Claims
- 1. A coding system for a coder/decoder (codec) for providing adaptive bandwidth broadening to an encoder, comprising:
a linear prediction (LP) front end, adapted to process an input signal which provides LP parameters that are computed during a predetermined interval; an open loop pitch estimator, adapted to perform pitch frequency estimation on said input signal for substantially all of said predetermined intervals; an adaptive bandwidth broadening module, adapted to perform the following operations:
derive a spectrum sampling frequency for said predetermined interval as the pitch frequency or its integer submultiple depending on the pitch frequency; determine a LP power spectrum at the harmonics of said spectrum sampling frequency for said input signal for said frame; compute a peak to average ratio of said LP spectrum based on said spectrum sampling frequency of said frame; and adaptively bandwidth broaden said LP filter coefficients based on said peak to average ratio of said LP spectrum for all harmonic multiples of said spectral sampling frequency.
- 2. A system as recited in claim 1, wherein said predetermined interval is preferably 20 ms in duration.
- 3. A system as recited in claim 1, wherein said codec comprises a frequency domain interpolative (FDI) codec.
- 4. A system as recited in claim 1, wherein said harmonic multiples of the spectrum sampling frequency are within 0 to 4 kHz.

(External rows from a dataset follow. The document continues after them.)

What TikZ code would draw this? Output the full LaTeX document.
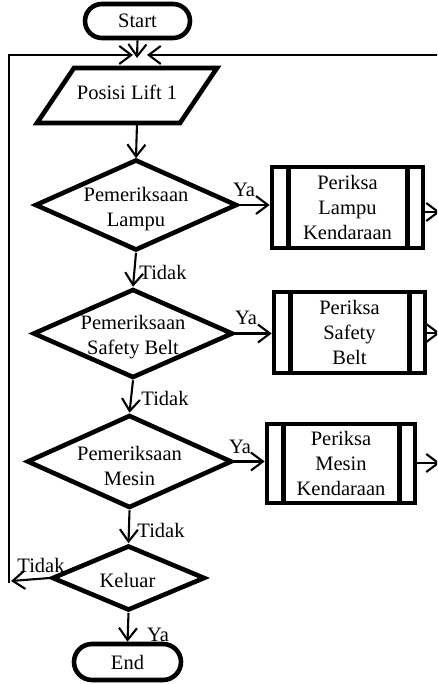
\documentclass[tikz,border=0pt]{standalone}
\usepackage{fontspec}
\setmainfont{Liberation Serif}
\usetikzlibrary{shapes.geometric,arrows.meta}
\begin{document}
\begin{tikzpicture}[x=1pt,y=-1pt,
  every node/.style={font=\fontsize{20.5}{25}\selectfont},
  thickb/.style={draw,line width=4.6pt},
  term/.style={thickb,rectangle,rounded corners=17pt,minimum width=105pt,minimum height=34pt,inner sep=0pt},
  dec/.style={thickb,diamond,inner sep=0pt},
  proc/.style={thickb,rectangle,inner sep=0pt,align=center},
  conn/.style={line width=2.1pt,-{Straight Barb[length=12pt,width=18pt,line width=2.1pt]}},
  lbl/.style={inner sep=0pt}
]
\useasboundingbox (0,0) rectangle (437,684);
\clip (0,0) rectangle (437,684);

% terminals
\node[term] (start) at (137.5,21) {Start};
\node[term,minimum width=107pt,minimum height=36pt,rounded corners=18pt] (end) at (127.5,662) {End};

% input parallelogram
\draw[line width=4.6pt] (74,68) -- (217,68) -- (180,123) -- (37,123) -- cycle;
\node[lbl] (pos) at (127,92) {Posisi Lift 1};
\coordinate (pbot) at (137,123);

% decisions
\node[dec,minimum width=202pt,minimum height=91pt,
  label={[yshift=-4pt,align=center]center:Pemeriksaan\\Lampu}] (d1) at (136,205) {};
\node[dec,minimum width=200pt,minimum height=89pt,
  label={[yshift=-4pt,align=center]center:Pemeriksaan\\Safety Belt}] (d2) at (133,333.5) {};
\node[dec,minimum width=205pt,minimum height=93pt,
  label={[yshift=-4pt,align=center]center:Pemeriksaan\\Mesin}] (d3) at (129.5,461.5) {};
\node[dec,minimum width=153pt,minimum height=65pt,
  label={[yshift=-2pt,xshift=-1pt]center:Keluar}] (d4) at (128.5,578) {};

% predefined processes
\node[proc,minimum width=151pt,minimum height=81pt] (b1) at (347.5,207.5) {Periksa\\Lampu\\Kendaraan};
\node[proc,minimum width=151pt,minimum height=81pt] (b2) at (349.5,332.5) {Periksa\\Safety\\Belt};
\node[proc,minimum width=148pt,minimum height=79pt] (b3) at (341,463.5) {Periksa\\Mesin\\Kendaraan};
\foreach \b in {b1,b2,b3}{
  \draw[line width=4.6pt] ([xshift=18.5pt]\b.north west) -- ([xshift=18.5pt]\b.south west);
  \draw[line width=4.6pt] ([xshift=-18pt]\b.north east) -- ([xshift=-18pt]\b.south east);
}

% coordinates of free ends
\coordinate (m) at (137,58);
\coordinate (tl) at (9,55);
\coordinate (ml) at (133,55);
\coordinate (tr) at (440,55);
\coordinate (mr) at (147,55);
\coordinate (lb) at (9,583);
\coordinate (kl) at (11,581);
\coordinate (r1) at (440,212);
\coordinate (r2) at (440,333);
\coordinate (r3) at (440,463);

% connectors
\draw[conn] (start.south) -- (m);
\draw[conn] (lb) -- (tl) -- (ml);
\draw[conn] (tr) -- (mr);
\draw[conn] (pbot) -- ([yshift=-1pt]d1.north);
\draw[conn] (d1.east) -- (d1.east -| b1.west);
\draw[conn] (d2.east) -- (d2.east -| b2.west);
\draw[conn] (d3.east) -- (d3.east -| b3.west);
\draw[conn] (b1.east |- r1) -- (r1);
\draw[conn] (b2.east |- r2) -- (r2);
\draw[conn] (b3.east |- r3) -- (r3);
\draw[conn] (d1.south) -- (d2.north);
\draw[conn] (d2.south) -- (d3.north);
\draw[conn] (d3.south) -- (d4.north);
\draw[conn] (d4.west) -- (kl);
\draw[conn] (d4.south) -- (end.north);

% labels
\node[lbl] (ya1) at (244,190) {Ya};
\node[lbl] (ya2) at (246,318) {Ya};
\node[lbl] (ya3) at (240,447) {Ya};
\node[lbl] (ya4) at (158,635) {Ya};
\node[lbl] (t1) at (163,272) {Tidak};
\node[lbl] (t2) at (165,398) {Tidak};
\node[lbl] (t3) at (161,530) {Tidak};
\node[lbl] (t4) at (41,565) {Tidak};
\end{tikzpicture}
\end{document}
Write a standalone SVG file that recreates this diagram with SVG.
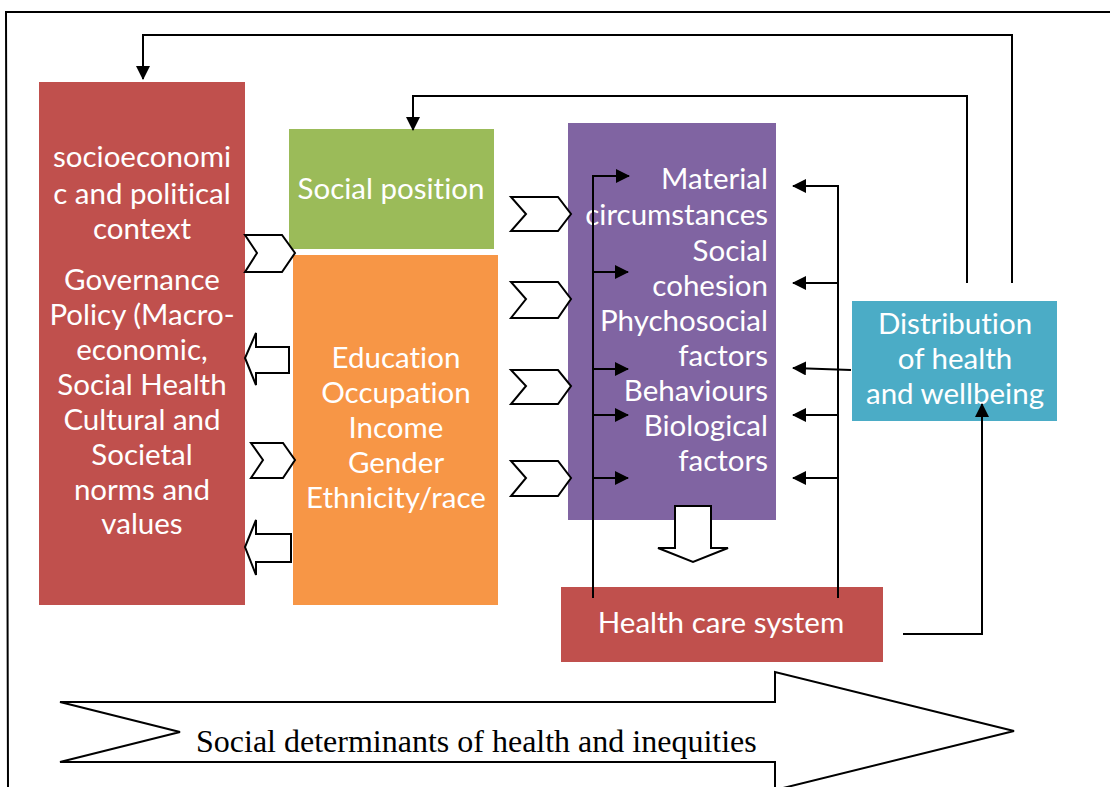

- 5. A coding system for a codec, comprising:
A linear prediction front end adapted to process an input signal to provide LP parameters which are quantized and encoded over predetermined intervals and are used to compute a LP residual signal; an open loop pitch estimator adapted to process the LP residual signal, pitch information, pitch interpolation information and provide a pitch contour within the predetermined intervals; a prototype waveform extraction module, which is adapted in response to the LP residual signal and the pitch contour to extract a prototype waveform (PW) for a number of equal subintervals within the predetermined intervals and to extract an additional approximate PW in the subinterval immediately after the ending of a previous subinterval; a PW gain computation module, adapted to compute a PW gain for substantially all the subintervals; and a gain vector predictive vector quantization (VQ) module, adapted to quantize and encode the PW gains for substantially all the subintervals after they are filtered by a weighted window, decimated, and after subtracting from them a predicted average PW gain value for a current predetermined interval computed from the quantized PW gain values of a preceding predetermined interval.
- 6. A system as recited in claim 5, wherein said predetermined interval is preferably 20 ms in duration.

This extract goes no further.